Nachhilfe aus Jerusalem
Jad-Vaschem-Direktor reagiert
von Inge Günther

Die Aufregung um bischöfliche Äußerungen angesichts des Sperrwalls in der Westbank erreichte Israel verspätet - die deutschen Oberhirten waren da längst aus dem Heiligen Land abgereist. Ganz korrekt wurden die beanstandeten Bischofssätze auch nicht mehr wiedergegeben, als sie aus den deutschen Medien in die israelischen gelangten. Doch egal, ob sich der Eichstätter Bischof Gregor Maria Hanke vor der Mauer um Bethlehem oder in Ramallah zu dem heiklen Vergleich mit dem Warschauer Ghetto offenbar hinreißen ließ: Die Äußerung war in der Welt.

Solche Bemerkungen, schrieb Avner Schalev, Direktor in Jad Vaschem, in seinem Protestbrief an Kardinal Karl Lehmann, zeugten von einer "jämmerlichen Ignoranz der Geschichte und verzerrter Perspektive". Was immer den Palästinensern im Westjordanland widerfahre: "Israels Aktionen ähneln keineswegs denen der Nazis", hielt Schalev fest. Kritik an israelischer Politik sei legitim. Aber Analogien zwischen dem Massenmord, der die Vernichtung des jüdischen Volkes zum Ziel hatte, und der aktuellen Lage in Ramallah trügen nichts zum Verständnis der Lage bei. Im Gegenteil: "Sie vergiften nur die Atmosphäre und machen es noch viel schwerer, funktionierende Lösungen für tief liegende und verzwickte Probleme zu finden."

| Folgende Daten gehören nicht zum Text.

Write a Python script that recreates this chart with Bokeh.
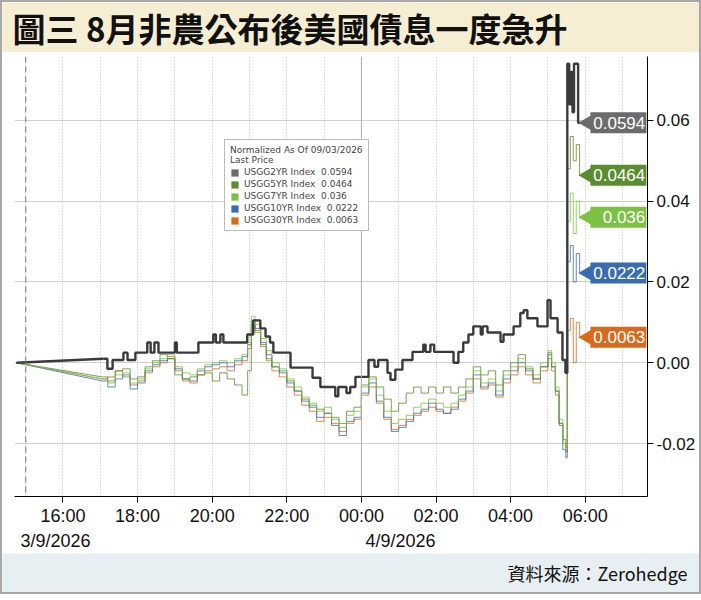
import math
from bokeh.plotting import figure
from bokeh.models import (Range1d, FixedTicker, NumeralTickFormatter, LinearAxis,
                          Span, Legend, LegendItem, Label)
from bokeh.layouts import column
from bokeh.embed import file_html
from bokeh.resources import INLINE
from bokeh.core.properties import value

# ---------------- data ----------------
title_text = "圖三  8月非農公布後美國債息一度急升"
source_text = "資料來源：Zerohedge"

# x positions are hours after 16:00 on 3/9/2026
tick_hours = [0, 2, 4, 6, 8, 10, 12, 14]
tick_labels = ["16:00", "18:00", "20:00", "22:00", "00:00", "02:00", "04:00", "06:00"]
grid_hours = [-1, 0, 1, 2, 3, 4, 5, 6, 7, 8, 9, 10, 11, 12, 13, 14, 15]
date_hours = [-0.2, 9.05]
date_labels = ["3/9/2026", "4/9/2026"]
y_ticks = [-0.02, 0.0, 0.02, 0.04, 0.06]

series_names = ["USGG2YR Index", "USGG5YR Index", "USGG7YR Index",
                "USGG10YR Index", "USGG30YR Index"]
last_prices = [0.0594, 0.0464, 0.036, 0.0222, 0.0063]
last_labels = ["0.0594", "0.0464", "0.036", "0.0222", "0.0063"]
colors = ["#6b6b6b", "#5b8c2f", "#7cc242", "#3a6db0", "#d86a1c"]

t_2y = [-1.25, 1.08, 1.19, 1.33, 1.62, 1.73, 1.94, 2.26, 2.35, 2.45, 2.56, 3.0, 3.05,
        3.63, 4.03, 4.1, 4.22, 4.3, 4.94, 5.10, 5.29, 5.43, 5.55, 5.64, 6.10, 6.69,
        6.90, 7.30, 7.38, 7.60, 7.70, 7.84, 8.19, 8.35, 8.45, 8.70, 8.78, 8.91, 9.10,
        9.37, 9.66, 9.72, 9.85, 9.95, 10.47, 10.60, 10.73, 10.87, 11.0, 11.2, 11.25,
        11.38, 11.73, 11.81, 12.08, 12.26, 12.35, 12.45, 12.72, 12.99, 13.07, 13.26,
        13.39, 13.47, 13.52, 13.57, 13.62, 13.66, 13.70, 13.81, 13.87]
v_2y = [0.0, 0.0010, -0.0015, 0.0007, 0.0025, 0.0007, 0.0025, 0.0050, 0.0025, 0.0050,
        0.0025, 0.0050, 0.0025, 0.0050, 0.0070, 0.0050, 0.0070, 0.0050, 0.0070, 0.0105,
        0.0085, 0.0065, 0.0050, 0.0025, -0.0012, -0.0037, -0.0060, -0.0083, -0.0060,
        -0.0075, -0.0060, -0.0035, 0.0007, -0.0010, 0.0007, -0.0025, -0.0042, -0.0017,
        0.0007, 0.0027, 0.0045, 0.0027, 0.0045, 0.0027, 0.0000, 0.0027, 0.0050, 0.0070,
        0.0090, 0.0070, 0.0090, 0.0075, 0.0052, 0.0070, 0.0090, 0.0123, 0.0130, 0.0110,
        0.0090, 0.0155, 0.0110, 0.0075, 0.0007, -0.0025, 0.0740, 0.0640, 0.0720, 0.0620,
        0.0740, 0.0594, 0.0594]

t_oth = [-1.25, 1.05, 1.2, 1.4, 1.6, 1.8, 2.0, 2.2, 2.4, 2.6, 2.8, 3.0, 3.2, 3.4, 3.6,
         3.8, 4.0, 4.2, 4.4, 4.6, 4.8, 4.95, 5.05, 5.15, 5.3, 5.45, 5.6, 5.8, 6.0, 6.2,
         6.4, 6.6, 6.8, 7.0, 7.2, 7.4, 7.6, 7.8, 8.0, 8.2, 8.4, 8.6, 8.8, 9.0, 9.2, 9.4,
         9.6, 9.8, 10.0, 10.2, 10.4, 10.6, 10.8, 11.0, 11.2, 11.4, 11.6, 11.8, 12.0, 12.2,
         12.4, 12.6, 12.8, 13.0, 13.1, 13.2, 13.3, 13.4, 13.48, 13.52, 13.6, 13.68, 13.76,
         13.85]
v_5y = [0.0, -0.0035, -0.0045, -0.0020, -0.0015, -0.0040, -0.0035, -0.0010, 0.0005,
        0.0020, 0.0010, -0.0030, -0.0040, -0.0035, -0.0030, -0.0025, -0.0045, -0.0025,
        -0.0040, -0.0055, -0.0080, -0.0020, 0.0090, 0.0080, 0.0045, 0.0010, -0.0010,
        -0.0020, -0.0045, -0.0070, -0.0090, -0.0105, -0.0115, -0.0125, -0.0135, -0.0150,
        -0.0120, -0.0110, -0.0055, -0.0035, -0.0060, -0.0090, -0.0120, -0.0100, -0.0075,
        -0.0060, -0.0075, -0.0060, -0.0075, -0.0060, -0.0075, -0.0060, -0.0040, -0.0010,
        -0.0030, -0.0020, -0.0055, -0.0020, 0.0000, 0.0020, -0.0015, -0.0040, -0.0010,
        0.0025, -0.0010, -0.0070, -0.0150, -0.0190, -0.0210, 0.0480, 0.0560, 0.0500,
        0.0540, 0.0464]
v_7y = [0.0, -0.0040, -0.0050, -0.0030, -0.0025, -0.0050, -0.0040, -0.0015, 0.0000,
        0.0010, 0.0020, -0.0010, -0.0025, -0.0030, -0.0015, -0.0005, 0.0000, 0.0005,
        0.0000, 0.0010, 0.0020, 0.0050, 0.0115, 0.0095, 0.0060, 0.0030, 0.0000, -0.0015,
        -0.0040, -0.0060, -0.0085, -0.0100, -0.0120, -0.0110, -0.0140, -0.0160, -0.0130,
        -0.0120, -0.0060, -0.0040, -0.0080, -0.0120, -0.0150, -0.0140, -0.0130, -0.0110,
        -0.0100, -0.0090, -0.0100, -0.0110, -0.0100, -0.0080, -0.0060, -0.0020, -0.0050,
        -0.0040, -0.0070, -0.0030, -0.0010, 0.0010, -0.0010, -0.0030, 0.0000, 0.0030,
        0.0000, -0.0060, -0.0140, -0.0200, -0.0215, 0.0350, 0.0420, 0.0320, 0.0400,
        0.0360]
v_10y = [0.0, -0.0045, -0.0060, -0.0040, -0.0030, -0.0065, -0.0050, -0.0020, -0.0005,
         0.0005, 0.0010, -0.0015, -0.0040, -0.0045, -0.0020, -0.0010, -0.0005, 0.0000,
         -0.0010, 0.0005, 0.0015, 0.0045, 0.0105, 0.0085, 0.0050, 0.0020, -0.0010,
         -0.0025, -0.0050, -0.0070, -0.0095, -0.0110, -0.0135, -0.0125, -0.0155, -0.0180,
         -0.0145, -0.0135, -0.0075, -0.0050, -0.0095, -0.0135, -0.0170, -0.0160, -0.0145,
         -0.0125, -0.0115, -0.0100, -0.0115, -0.0125, -0.0115, -0.0090, -0.0070, -0.0030,
         -0.0060, -0.0050, -0.0080, -0.0040, -0.0020, 0.0000, -0.0020, -0.0040, -0.0010,
         0.0020, -0.0010, -0.0070, -0.0155, -0.0215, -0.0235, 0.0250, 0.0290, 0.0200,
         0.0270, 0.0222]
v_30y = [0.0, -0.0040, -0.0035, -0.0020, -0.0035, -0.0055, -0.0045, -0.0025, -0.0010,
         0.0000, 0.0015, -0.0020, -0.0045, -0.0050, -0.0030, -0.0020, -0.0015, -0.0010,
         -0.0020, -0.0005, 0.0005, 0.0035, 0.0095, 0.0075, 0.0040, 0.0005, -0.0020,
         -0.0035, -0.0060, -0.0080, -0.0105, -0.0120, -0.0145, -0.0135, -0.0150, -0.0170,
         -0.0150, -0.0140, -0.0080, -0.0060, -0.0100, -0.0140, -0.0165, -0.0155, -0.0140,
         -0.0130, -0.0120, -0.0110, -0.0120, -0.0125, -0.0110, -0.0095, -0.0075, -0.0040,
         -0.0065, -0.0055, -0.0085, -0.0050, -0.0030, -0.0010, -0.0030, -0.0050, -0.0020,
         0.0010, -0.0020, -0.0080, -0.0150, -0.0200, -0.0220, 0.0080, 0.0110, 0.0000,
         0.0100, 0.0063]

# ---------------- styling ----------------
W = 697
AXIS_FONT = "Liberation Sans"
CJK_FONT = "Noto Sans CJK TC"


def band(height, color):
    f = figure(width=W, height=height, x_range=Range1d(0, W), y_range=Range1d(0, height),
               x_axis_type=None, y_axis_type=None, output_backend="svg",
               toolbar_location=None, min_border=0, frame_align=False)
    f.grid.visible = False
    f.outline_line_color = None
    f.background_fill_color = color
    f.border_fill_color = color
    return f


# title band
tf = band(50, "#f6eed3")
tf.add_layout(Label(x=10, y=25, x_units="canvas", y_units="data", text=title_text,
                    text_font=CJK_FONT, text_font_style="bold", text_font_size="33px",
                    text_baseline="middle", text_align="left", text_color="#111111"))

# main chart
p = figure(width=W, height=501, x_range=Range1d(-1.30, 15.67),
           y_range=Range1d(-0.0331, 0.0758), y_axis_location="right",
           output_backend="svg", toolbar_location=None, frame_align=False,
           min_border_left=12, min_border_top=4, min_border_bottom=56, min_border_right=52)
p.outline_line_color = None
p.background_fill_color = "white"
p.border_fill_color = "white"

p.xgrid.ticker = FixedTicker(ticks=grid_hours)
p.xgrid.grid_line_color = "#b5b5b5"
p.xgrid.grid_line_dash = "1 2"
p.ygrid.ticker = FixedTicker(ticks=y_ticks)
p.ygrid.grid_line_color = "#cfcfcf"

p.add_layout(Span(location=-1, dimension="height", line_color="#8a8a8a",
                  line_dash="6 4", line_width=1.2))
p.add_layout(Span(location=8, dimension="height", line_color="#b0b0b0", line_width=1))

xa = p.xaxis[0]
xa.ticker = FixedTicker(ticks=tick_hours, minor_ticks=[])
xa.major_label_overrides = dict(zip(tick_hours, tick_labels))
xa.axis_line_color = "black"
xa.major_tick_line_color = "black"
xa.major_tick_out = 6
xa.major_tick_in = 0
xa.minor_tick_line_color = None
xa.major_label_standoff = 3
xa.major_label_text_font = AXIS_FONT
xa.major_label_text_font_size = "18px"
xa.major_label_text_color = "#111111"

xa2 = LinearAxis(ticker=FixedTicker(ticks=date_hours, minor_ticks=[]),
                 major_label_overrides=dict(zip(date_hours, date_labels)))
xa2.axis_line_color = None
xa2.major_tick_line_color = None
xa2.minor_tick_line_color = None
xa2.major_tick_out = 0
xa2.major_label_standoff = 2
xa2.major_label_text_font = AXIS_FONT
xa2.major_label_text_font_size = "18px"
xa2.major_label_text_color = "#111111"
p.add_layout(xa2, "below")

ya = p.yaxis[0]
ya.ticker = FixedTicker(ticks=y_ticks, minor_ticks=[])
ya.formatter = NumeralTickFormatter(format="0.00")
ya.axis_line_color = "black"
ya.major_tick_line_color = "black"
ya.major_tick_out = 6
ya.major_tick_in = 0
ya.minor_tick_line_color = None
ya.major_label_standoff = 3
ya.major_label_text_font = AXIS_FONT
ya.major_label_text_font_size = "17px"
ya.major_label_text_color = "#111111"

# lines: thin coloured series first, 2Y on top
for vals, col in [(v_30y, colors[4]), (v_10y, colors[3]), (v_5y, colors[1]), (v_7y, colors[2])]:
    p.line(t_oth[:2], vals[:2], line_color=col, line_width=1, line_alpha=0.8)
    p.step(t_oth[1:], vals[1:], mode="after", line_color=col, line_width=1, line_alpha=0.8)
p.line(t_2y[:2], v_2y[:2], line_color="#3a3a3a", line_width=2.4)
p.step(t_2y[1:], v_2y[1:], mode="after", line_color="#3a3a3a", line_width=2.4)

# last-price tags
tag_left, tag_right = 14.14, 15.64
items = []
for name, lp, lab, col in zip(series_names, last_prices, last_labels, colors):
    r = p.rect(x=[(tag_left + tag_right) / 2], y=[lp], width=tag_right - tag_left,
               height=21, height_units="screen", fill_color=col, line_color=None)
    p.scatter(x=[tag_left], y=[lp], marker="triangle", size=21, angle=90,
              angle_units="deg", fill_color=col, line_color=None)
    p.text(x=[tag_right - 0.03], y=[lp], text=[lab], text_align="right",
           text_baseline="middle", text_color="white", text_font=value(AXIS_FONT),
           text_font_size="17px")
    items.append(LegendItem(label=f"{name}  {lab}", renderers=[r]))

legend = Legend(items=items, location=(210, 265),
                title="Normalized As Of 09/03/2026\nLast Price")
legend.title_text_font_size = "9px"
legend.title_text_font_style = "normal"
legend.title_text_font = "DejaVu Sans"
legend.label_text_font = "DejaVu Sans"
legend.label_text_font_size = "9px"
legend.glyph_width = 9
legend.glyph_height = 9
legend.label_height = 9
legend.spacing = 2
legend.padding = 5
legend.margin = 0
legend.title_standoff = 2
legend.border_line_color = "#777777"
legend.background_fill_color = "white"
legend.background_fill_alpha = 1
p.add_layout(legend)

# source band
ff = band(39, "#e7eff2")
ff.add_layout(Label(x=685, y=20, x_units="canvas", y_units="data", text=source_text,
                    text_font=CJK_FONT, text_font_size="18px", text_align="right",
                    text_baseline="middle", text_color="#111111"))

layout = column(tf, p, ff, spacing=0, styles={"border": "2px solid #a8a8a8"})
open("out.html", "w").write(file_html(layout, INLINE))
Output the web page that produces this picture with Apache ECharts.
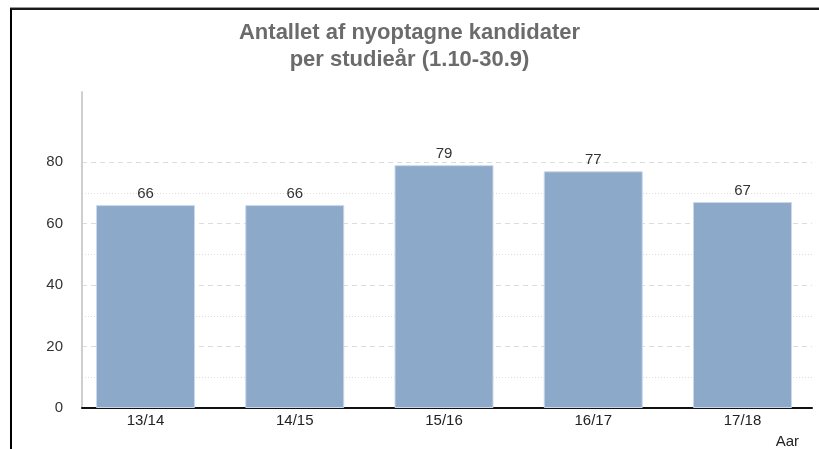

Besonders düpiert hat die Mitarbeiter der Holocaust-Gedenkstätte, dass Stunden bevor Hanke sich zu seinen unbedachten Worten hinreißen ließ, die gesamte Bischofsdelegation durch Jad Vaschem gepilgert war. Ein aufrüttelnder Besuch, der geradezu unausweichlich die Erinnerung an die Shoa ins Bewusstsein holt. "Für uns alle war dies ein bewegender wie erschütternder Moment", hatte Kardinal Lehmann zum Abschluss der Pilgerreise betont und wiederholt, was er ins Gedenkbuch von Jad Vaschem schrieb: "Niemand kann frei sein, der frei sein will vom Gedenken an die Shoa."

Als "wichtige Worte" des Vorsitzenden der Deutschen Bischofskonferenz registrierte man dies in Israel. Umso weniger Verständnis habe man dafür, meint eine Sprecherin von Jad Vaschem, wenn einen Tag später aus dem Mund eines Delegationsmitglieds eine solch "problematische Bemerkung" kommt. Chef Avner Schalev appellierte denn auch dringend an alle Beteiligten, das Thema Holocaust aus "billiger politischer Ausbeute und Demagogie" herauszuhalten. Kardinal Lehmann möge daher seine Bischöfe über den Inhalt des Schreibens unterrichten. Quasi als Nachhilfe aus Jerusalem.